Comment tout cela a-t-il pu arriver? Cette question est au coeur du nouveau film de Michal Moore, réalisé à partir d'archives, d'extraits de meetings et de séquences documentaires. Un film qui appelle les Américains à entrer en résistance contre leur président, montré comme un politicien manipulateur, raciste et misogyne. "Fahrenheit 11/9" est un documentaire à gros budget et une attaque en règle contre l'actuel président des Etats-Unis mais aussi contre toute la démocratie américaine, avec une compilation d'images télévisées et de témoignages récoltés à travers le pays.

Quel rôle ont joué des médias dans l'arrivée au pouvoir de Trump? Quel degré de corruption tolère-t-on actuellement au sein des autorités? Quelle est la réelle mobilisation des jeunes face au lobby des armes? "Fahrenheit 11/9" est un long métrage hautement politique. Trop politique peut-être.
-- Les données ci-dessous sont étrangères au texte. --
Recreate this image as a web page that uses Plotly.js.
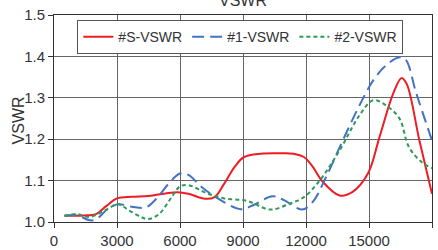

>> A écouter, la chronique de Sophie Iselin dans La Matinale:



Derrière sa caméra engagée, Michael Moore accumule les raccourcis, les effets sonores et les mises en scène grotesques. Comme Donald Trump, le cinéaste aime faire le show. Son film donne parfois l'impression de faire sa propre promotion, grâce à la figure de Trump. Annoncé comme un film phénomène, ce documentaire à gros budget est un flop au box-office américain il y a quelques semaines, victime de l'omniprésence du président Trump à la télévision et sur les réseaux sociaux mais aussi de celle de l'hypermédiatisation de son réalisateur, accusé d'opportunisme et de malhonnêteté par ses détracteurs.